→ Information supplied
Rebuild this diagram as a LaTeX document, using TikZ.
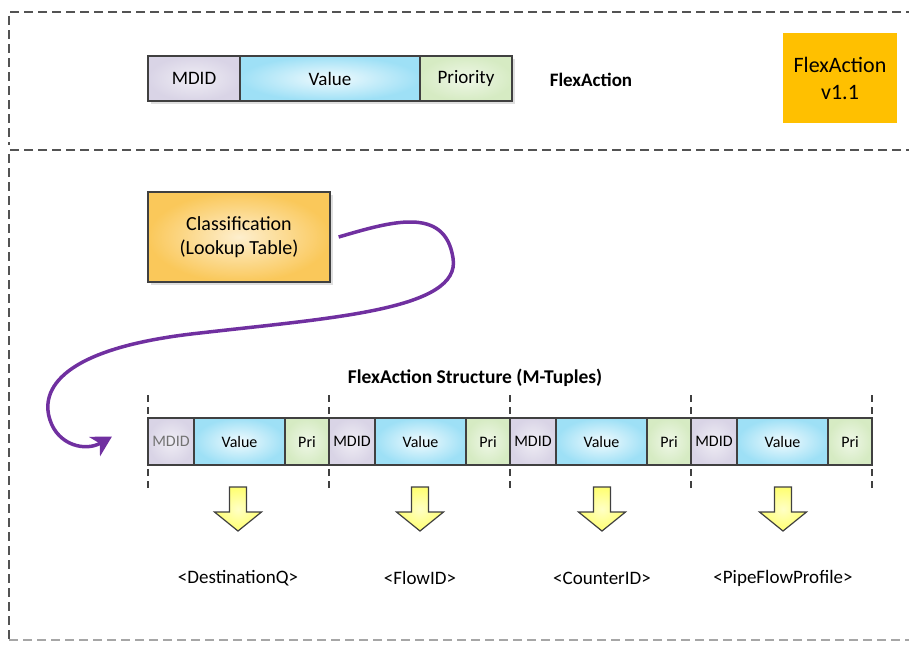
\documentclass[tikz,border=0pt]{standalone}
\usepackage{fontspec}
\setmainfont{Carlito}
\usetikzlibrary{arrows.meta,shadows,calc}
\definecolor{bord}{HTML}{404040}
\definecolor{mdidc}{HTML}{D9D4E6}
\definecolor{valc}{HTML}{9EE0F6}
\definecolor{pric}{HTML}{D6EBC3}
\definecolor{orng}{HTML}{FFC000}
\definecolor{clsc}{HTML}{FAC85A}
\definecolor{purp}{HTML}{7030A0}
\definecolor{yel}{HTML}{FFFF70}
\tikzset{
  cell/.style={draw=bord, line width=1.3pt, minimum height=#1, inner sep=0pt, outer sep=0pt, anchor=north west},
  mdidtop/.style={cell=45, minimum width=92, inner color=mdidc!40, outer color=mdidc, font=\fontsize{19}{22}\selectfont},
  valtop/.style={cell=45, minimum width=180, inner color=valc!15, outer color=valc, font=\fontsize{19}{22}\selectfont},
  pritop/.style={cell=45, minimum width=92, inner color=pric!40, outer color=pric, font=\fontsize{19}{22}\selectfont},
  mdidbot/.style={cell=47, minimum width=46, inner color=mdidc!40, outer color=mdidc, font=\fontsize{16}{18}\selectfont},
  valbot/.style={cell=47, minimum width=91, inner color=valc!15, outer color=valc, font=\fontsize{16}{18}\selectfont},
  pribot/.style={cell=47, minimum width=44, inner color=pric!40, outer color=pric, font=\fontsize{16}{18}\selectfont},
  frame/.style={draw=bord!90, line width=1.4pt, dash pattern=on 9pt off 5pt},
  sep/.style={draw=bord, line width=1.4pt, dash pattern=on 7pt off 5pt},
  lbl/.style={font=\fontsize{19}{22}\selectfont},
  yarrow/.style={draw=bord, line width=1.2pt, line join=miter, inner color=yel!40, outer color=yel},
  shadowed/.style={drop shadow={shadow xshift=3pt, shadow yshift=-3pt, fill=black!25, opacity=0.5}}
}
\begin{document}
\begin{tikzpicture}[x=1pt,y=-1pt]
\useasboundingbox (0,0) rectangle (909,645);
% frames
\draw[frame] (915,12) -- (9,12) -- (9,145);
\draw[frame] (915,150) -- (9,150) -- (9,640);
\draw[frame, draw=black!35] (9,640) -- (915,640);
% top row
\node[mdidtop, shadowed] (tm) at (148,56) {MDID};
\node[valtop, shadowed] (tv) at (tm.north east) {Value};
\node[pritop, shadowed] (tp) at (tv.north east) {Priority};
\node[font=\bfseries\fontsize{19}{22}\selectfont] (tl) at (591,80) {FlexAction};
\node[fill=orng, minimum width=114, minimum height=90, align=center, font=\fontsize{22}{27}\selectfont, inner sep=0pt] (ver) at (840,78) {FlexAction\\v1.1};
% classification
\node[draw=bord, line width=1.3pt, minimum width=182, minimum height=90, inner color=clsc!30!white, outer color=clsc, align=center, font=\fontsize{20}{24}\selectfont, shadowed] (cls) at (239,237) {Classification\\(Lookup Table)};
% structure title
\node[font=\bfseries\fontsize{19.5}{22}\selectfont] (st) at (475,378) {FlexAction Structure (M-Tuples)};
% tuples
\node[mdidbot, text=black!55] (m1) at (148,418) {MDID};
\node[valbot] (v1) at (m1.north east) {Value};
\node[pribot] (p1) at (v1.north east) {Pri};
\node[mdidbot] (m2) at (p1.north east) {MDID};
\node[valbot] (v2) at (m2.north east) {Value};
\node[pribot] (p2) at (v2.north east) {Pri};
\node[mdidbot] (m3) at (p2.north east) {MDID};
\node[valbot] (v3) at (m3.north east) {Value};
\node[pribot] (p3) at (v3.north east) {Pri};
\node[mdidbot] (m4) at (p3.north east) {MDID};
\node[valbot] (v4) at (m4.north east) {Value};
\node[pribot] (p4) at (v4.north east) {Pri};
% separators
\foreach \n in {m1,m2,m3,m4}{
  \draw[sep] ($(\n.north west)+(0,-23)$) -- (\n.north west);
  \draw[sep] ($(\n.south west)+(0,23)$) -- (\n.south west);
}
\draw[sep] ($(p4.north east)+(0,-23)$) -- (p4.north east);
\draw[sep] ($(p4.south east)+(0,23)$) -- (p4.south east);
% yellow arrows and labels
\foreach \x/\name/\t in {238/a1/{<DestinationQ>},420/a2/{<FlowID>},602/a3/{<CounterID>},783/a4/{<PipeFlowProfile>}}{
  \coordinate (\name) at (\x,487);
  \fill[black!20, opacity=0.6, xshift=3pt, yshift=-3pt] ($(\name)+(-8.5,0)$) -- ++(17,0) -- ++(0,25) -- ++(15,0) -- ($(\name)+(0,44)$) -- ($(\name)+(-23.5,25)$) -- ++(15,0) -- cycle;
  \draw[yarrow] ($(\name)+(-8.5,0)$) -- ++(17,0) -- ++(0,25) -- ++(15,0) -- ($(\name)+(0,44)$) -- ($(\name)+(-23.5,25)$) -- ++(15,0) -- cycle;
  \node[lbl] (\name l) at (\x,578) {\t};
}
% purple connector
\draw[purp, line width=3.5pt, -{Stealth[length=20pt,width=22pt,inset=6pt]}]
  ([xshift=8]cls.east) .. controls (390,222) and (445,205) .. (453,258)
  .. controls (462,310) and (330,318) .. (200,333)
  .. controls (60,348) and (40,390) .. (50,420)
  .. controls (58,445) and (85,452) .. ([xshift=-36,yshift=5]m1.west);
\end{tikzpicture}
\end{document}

→ Requirements
Without the images, write out each line of the data verbatim.

→ Response
Rebuild this diagram as a LaTeX document, using TikZ.
\documentclass[tikz,border=0pt]{standalone}
\usepackage{fontspec}
\setmainfont{Carlito}
\usetikzlibrary{arrows.meta,shadows,calc}
\definecolor{bord}{HTML}{404040}
\definecolor{mdidc}{HTML}{D9D4E6}
\definecolor{valc}{HTML}{9EE0F6}
\definecolor{pric}{HTML}{D6EBC3}
\definecolor{orng}{HTML}{FFC000}
\definecolor{clsc}{HTML}{FAC85A}
\definecolor{purp}{HTML}{7030A0}
\definecolor{yel}{HTML}{FFFF70}
\tikzset{
  cell/.style={draw=bord, line width=1.3pt, minimum height=#1, inner sep=0pt, outer sep=0pt, anchor=north west},
  mdidtop/.style={cell=45, minimum width=92, inner color=mdidc!40, outer color=mdidc, font=\fontsize{19}{22}\selectfont},
  valtop/.style={cell=45, minimum width=180, inner color=valc!15, outer color=valc, font=\fontsize{19}{22}\selectfont},
  pritop/.style={cell=45, minimum width=92, inner color=pric!40, outer color=pric, font=\fontsize{19}{22}\selectfont},
  mdidbot/.style={cell=47, minimum width=46, inner color=mdidc!40, outer color=mdidc, font=\fontsize{16}{18}\selectfont},
  valbot/.style={cell=47, minimum width=91, inner color=valc!15, outer color=valc, font=\fontsize{16}{18}\selectfont},
  pribot/.style={cell=47, minimum width=44, inner color=pric!40, outer color=pric, font=\fontsize{16}{18}\selectfont},
  frame/.style={draw=bord!90, line width=1.4pt, dash pattern=on 9pt off 5pt},
  sep/.style={draw=bord, line width=1.4pt, dash pattern=on 7pt off 5pt},
  lbl/.style={font=\fontsize{19}{22}\selectfont},
  yarrow/.style={draw=bord, line width=1.2pt, line join=miter, inner color=yel!40, outer color=yel},
  shadowed/.style={drop shadow={shadow xshift=3pt, shadow yshift=-3pt, fill=black!25, opacity=0.5}}
}
\begin{document}
\begin{tikzpicture}[x=1pt,y=-1pt]
\useasboundingbox (0,0) rectangle (909,645);
% frames
\draw[frame] (915,12) -- (9,12) -- (9,145);
\draw[frame] (915,150) -- (9,150) -- (9,640);
\draw[frame, draw=black!35] (9,640) -- (915,640);
% top row
\node[mdidtop, shadowed] (tm) at (148,56) {MDID};
\node[valtop, shadowed] (tv) at (tm.north east) {Value};
\node[pritop, shadowed] (tp) at (tv.north east) {Priority};
\node[font=\bfseries\fontsize{19}{22}\selectfont] (tl) at (591,80) {FlexAction};
\node[fill=orng, minimum width=114, minimum height=90, align=center, font=\fontsize{22}{27}\selectfont, inner sep=0pt] (ver) at (840,78) {FlexAction\\v1.1};
% classification
\node[draw=bord, line width=1.3pt, minimum width=182, minimum height=90, inner color=clsc!30!white, outer color=clsc, align=center, font=\fontsize{20}{24}\selectfont, shadowed] (cls) at (239,237) {Classification\\(Lookup Table)};
% structure title
\node[font=\bfseries\fontsize{19.5}{22}\selectfont] (st) at (475,378) {FlexAction Structure (M-Tuples)};
% tuples
\node[mdidbot, text=black!55] (m1) at (148,418) {MDID};
\node[valbot] (v1) at (m1.north east) {Value};
\node[pribot] (p1) at (v1.north east) {Pri};
\node[mdidbot] (m2) at (p1.north east) {MDID};
\node[valbot] (v2) at (m2.north east) {Value};
\node[pribot] (p2) at (v2.north east) {Pri};
\node[mdidbot] (m3) at (p2.north east) {MDID};
\node[valbot] (v3) at (m3.north east) {Value};
\node[pribot] (p3) at (v3.north east) {Pri};
\node[mdidbot] (m4) at (p3.north east) {MDID};
\node[valbot] (v4) at (m4.north east) {Value};
\node[pribot] (p4) at (v4.north east) {Pri};
% separators
\foreach \n in {m1,m2,m3,m4}{
  \draw[sep] ($(\n.north west)+(0,-23)$) -- (\n.north west);
  \draw[sep] ($(\n.south west)+(0,23)$) -- (\n.south west);
}
\draw[sep] ($(p4.north east)+(0,-23)$) -- (p4.north east);
\draw[sep] ($(p4.south east)+(0,23)$) -- (p4.south east);
% yellow arrows and labels
\foreach \x/\name/\t in {238/a1/{<DestinationQ>},420/a2/{<FlowID>},602/a3/{<CounterID>},783/a4/{<PipeFlowProfile>}}{
  \coordinate (\name) at (\x,487);
  \fill[black!20, opacity=0.6, xshift=3pt, yshift=-3pt] ($(\name)+(-8.5,0)$) -- ++(17,0) -- ++(0,25) -- ++(15,0) -- ($(\name)+(0,44)$) -- ($(\name)+(-23.5,25)$) -- ++(15,0) -- cycle;
  \draw[yarrow] ($(\name)+(-8.5,0)$) -- ++(17,0) -- ++(0,25) -- ++(15,0) -- ($(\name)+(0,44)$) -- ($(\name)+(-23.5,25)$) -- ++(15,0) -- cycle;
  \node[lbl] (\name l) at (\x,578) {\t};
}
% purple connector
\draw[purp, line width=3.5pt, -{Stealth[length=20pt,width=22pt,inset=6pt]}]
  ([xshift=8]cls.east) .. controls (390,222) and (445,205) .. (453,258)
  .. controls (462,310) and (330,318) .. (200,333)
  .. controls (60,348) and (40,390) .. (50,420)
  .. controls (58,445) and (85,452) .. ([xshift=-36,yshift=5]m1.west);
\end{tikzpicture}
\end{document}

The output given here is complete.